Welches Getränk trinkst du beim Musikhören? Gibt es vielleicht sogar Songs oder gar ganze Alben, die ohne feuchtes Beiwerk auskommen können? Mag sein, doch mich interessiert eher die Musik, die noch schöner wird, wenn du ein volles Glas in der Hand hälst. Die neue Reihe „Musik à la carte“ wird sich mit Klassikern der Musikgeschichte beschäftigen, aber auch mit skurrillen, sowie obskuren Musikstücken, die eine längere Testphase durchlaufen mussten, um das passende Getränk zu finden.
Desire macht Durst. Das Schlagzeug am Anfang lässt dich warten. Einen kurzen Moment lang denkst du an Michael Jackson. Der Loop-Sync-Beat ist so stoisch, dass du nicht mehr weißt, was du trinken sollst. Willst du überhaupt was trinken? Dein Mund ist trocken. Doch, doch, du brauchst was. „You’re gone. And Babe that’s a good thing. I’m still here. And looking for something. To come along, to come along. I know, I know. We both say the same things.“ Wahnsinn!

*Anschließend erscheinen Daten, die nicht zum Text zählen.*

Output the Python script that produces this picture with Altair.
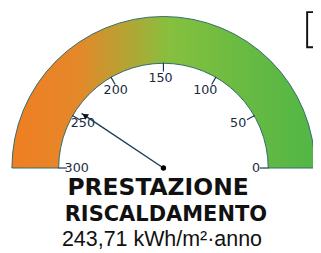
import math
import altair as alt
import pandas as pd

# ---- data ----
gauge_min = 0
gauge_max = 300
tick_values = [0, 50, 100, 150, 200, 250, 300]
needle_value = 243.71
title_lines = ["PRESTAZIONE", "RISCALDAMENTO"]
title_sizes = [24, 21.5]
unit_label = "kWh/m²·anno"

value_text = f"{needle_value:.2f}".replace(".", ",") + " " + unit_label

# ---- layout (view pixels) ----
W, H = 313, 245
CX, CY = 159.5, 161.0
R_OUT = 155.5
R_IN = 107.5

xs = alt.Scale(domain=[-1, 1], range=[CX - R_OUT, CX + R_OUT])
ys = alt.Scale(domain=[-1, 1], range=[CY + R_OUT, CY - R_OUT])
theta_scale = alt.Scale(domain=[gauge_min, gauge_max], range=[2.5 * math.pi, 1.5 * math.pi])

ANG = f"((datum.v - {gauge_min}) / ({gauge_max} - {gauge_min})) * PI"

band_df = pd.DataFrame({"start": [gauge_min], "end": [gauge_max], "cx": [0], "cy": [0]})
ticks_df = pd.DataFrame({"v": tick_values})
needle_df = pd.DataFrame({"v": [needle_value]})

gradient = alt.LinearGradient(
    gradient="linear",
    stops=[
        alt.GradientStop(color="#f07e22", offset=0),
        alt.GradientStop(color="#e4882a", offset=0.22),
        alt.GradientStop(color="#b4a434", offset=0.38),
        alt.GradientStop(color="#86c03e", offset=0.52),
        alt.GradientStop(color="#6abb42", offset=0.75),
        alt.GradientStop(color="#52b646", offset=1),
    ],
    x1=0, x2=1, y1=0, y2=0,
)

band = alt.Chart(band_df).mark_arc(
    radius=R_IN, radius2=R_OUT, color=gradient, stroke="#2e6b6b", strokeWidth=1
).encode(
    x=alt.X("cx:Q", scale=xs, axis=None),
    y=alt.Y("cy:Q", scale=ys, axis=None),
    theta=alt.Theta("start:Q", scale=theta_scale, stack=False),
    theta2="end:Q",
)

r1 = 99 / R_OUT
r2 = 108 / R_OUT
ticks = alt.Chart(ticks_df).transform_calculate(
    a=ANG
).transform_calculate(
    x=f"cos(datum.a) * {r1}", y=f"sin(datum.a) * {r1}",
    x2=f"cos(datum.a) * {r2}", y2=f"sin(datum.a) * {r2}",
).mark_rule(color="#1c3550", strokeWidth=1.2).encode(
    x=alt.X("x:Q", scale=xs, axis=None),
    y=alt.Y("y:Q", scale=ys, axis=None),
    x2="x2:Q",
    y2="y2:Q",
)

rl = 92 / R_OUT
shift = 3 / R_OUT
labels = alt.Chart(ticks_df).transform_calculate(
    a=ANG
).transform_calculate(
    x=f"cos(datum.a) * {rl} + (abs(cos(datum.a)) > 0.9 ? {shift} : -{shift})",
    y=f"sin(datum.a) * {rl}",
    t="format(datum.v, 'd')",
).mark_text(
    font="DejaVu Sans", fontSize=13, color="#1a2a40", baseline="middle", align="center"
).encode(
    x=alt.X("x:Q", scale=xs, axis=None),
    y=alt.Y("y:Q", scale=ys, axis=None),
    text="t:N",
)

rn = 101 / R_OUT
rh = 97 / R_OUT
needle = alt.Chart(needle_df).transform_calculate(
    a=ANG
).transform_calculate(
    x0="0", y0="0", x=f"cos(datum.a) * {rn}", y=f"sin(datum.a) * {rn}"
).mark_rule(color="#1d3f55", strokeWidth=1.5).encode(
    x=alt.X("x0:Q", scale=xs, axis=None),
    y=alt.Y("y0:Q", scale=ys, axis=None),
    x2="x:Q",
    y2="y:Q",
)

head = alt.Chart(needle_df).transform_calculate(
    a=ANG
).transform_calculate(
    x=f"cos(datum.a) * {rh}", y=f"sin(datum.a) * {rh}",
    rot="450 - datum.a * 180 / PI",
).mark_point(shape="triangle-up", filled=True, color="#111111", size=45, opacity=1).encode(
    x=alt.X("x:Q", scale=xs, axis=None),
    y=alt.Y("y:Q", scale=ys, axis=None),
    angle=alt.Angle("rot:Q", scale=None),
)

hub = alt.Chart(needle_df).transform_calculate(
    x0="0", y0="0"
).mark_point(shape="circle", filled=True, color="#000000", size=30, opacity=1).encode(
    x=alt.X("x0:Q", scale=xs, axis=None),
    y=alt.Y("y0:Q", scale=ys, axis=None),
)

title_df = pd.DataFrame({"line": title_lines, "fs": title_sizes,
                         "px": [154, 162], "py": [189, 215]})
title = alt.Chart(title_df).mark_text(
    font="DejaVu Sans", fontWeight="bold", color="#111111",
    align="center", baseline="alphabetic",
).encode(
    x=alt.X("px:Q", scale=None),
    y=alt.Y("py:Q", scale=None),
    size=alt.Size("fs:Q", scale=None),
    text="line:N",
)

value = alt.Chart(pd.DataFrame({"t": [value_text]})).mark_text(
    font="Liberation Sans", fontSize=22, color="#111111", align="center", baseline="alphabetic",
).encode(
    x=alt.value(158),
    y=alt.value(241),
    text="t:N",
)

box = alt.Chart(pd.DataFrame({"k": [1]})).mark_rect(
    fill="white", stroke="#111111", strokeWidth=2
).encode(
    x=alt.value(307), x2=alt.value(330), y=alt.value(1), y2=alt.value(37),
)

chart = alt.layer(band, ticks, labels, needle, head, hub, title, value, box).properties(
    width=W, height=H, padding=0, autosize=alt.AutoSizeParams(type="none")
).configure_view(stroke=None)

chart.save("out.html", embed_options={"renderer": "svg", "actions": False})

In einer Rutsche ist dieser Song zu Hause. Am Ende ist man verblüfft und man muss es noch mal hören. Man wird in alte Zeiten zurückgeworfen. Eine Hookline aus deinen Träumen verwandelt deinen Tag. Du fährst erstmal los. Dein Würfelzucker ist ausgegangen. Jetzt brauchst du einen Champagner-Cocktail. Einen Klassiker.
Mit Tränen in den Augen stehst du an der Supermarkt-Kasse; in deinem Einkaufswagen sind nur Würfelzucker und Angostura-Bitter. Champagner hast du für alle Fälle immer zu Hause. Auch die Zitrone, die du benötigst, liegt immer griffbereit im Obstkörbchen. Hier noch mal alles zum „Andenkühlschrankpinnen“:
• Champagner Brut
• 1 Stück Würfelzucker
• etwas Angostura-Bitter und
• 1 Stück Zitronenschale.
Du läufst als erstes zur Stereoanlage im Wohnzimmer. Desire klappert erneut atemberaubend.
Nun tränkst du ein Stück Würfelzucker mit „Angostura Bitter“, einem flüssigem Bitterstoff, der neben Chinarinde auch Ingwer, Zimt, Kardamom, Nelken, Bitterpomeranzenschale, Macis und Sandelholz enthält. Drei oder vier Tropfen Angostura Bitter sind völlig ausreichend. Wer eine Vorliebe für Bitteres hat, kann ein oder zwei Tropfen mehr verwenden, doch ist nicht „Don’t Call“ schon bitter genug? Diese Prozedur erinnert dich an deine Schluckimpfung. Auch da hast du bitterlich geweint. Deine Mutter tröstete dich mit einem neuen Playmobil-Männchen. Ach, du schwelgst in der Vergangenheit. „I don’t care, I don’t care about winning. So don’t call, don’t call to talk about nothing.“
Dann gibst du endlich den getränkten Würfelzucker in ein hohes Champagnerglas und füllst dieses mit sehr gut gekühltem Champagner auf. Danach spritzt man das Getränk mit einem Stückchen Zitronenschale ab (damit ist das Knicken und Ausdrücken der Schale direkt über dem Sektglas gemeint), wobei hoch aromatische ätherische Öle frei gesetzt werden, die dem Cocktail ein besonderes Aroma verleihen. Es riecht nach Erkältungsbad. Ja, du bist krank. Liebeskrank!
Du setzt dich und schlürfst. Deine Tränen machen den Drink noch bitterer. Hoffentlich ruft sie an, denn du wirst es auf keinen Fall tun. Du weißt, dass du wohl noch einmal raus musst, denn auf einer Champagner-Flasche kann man nicht stehen. Teurer Spaß!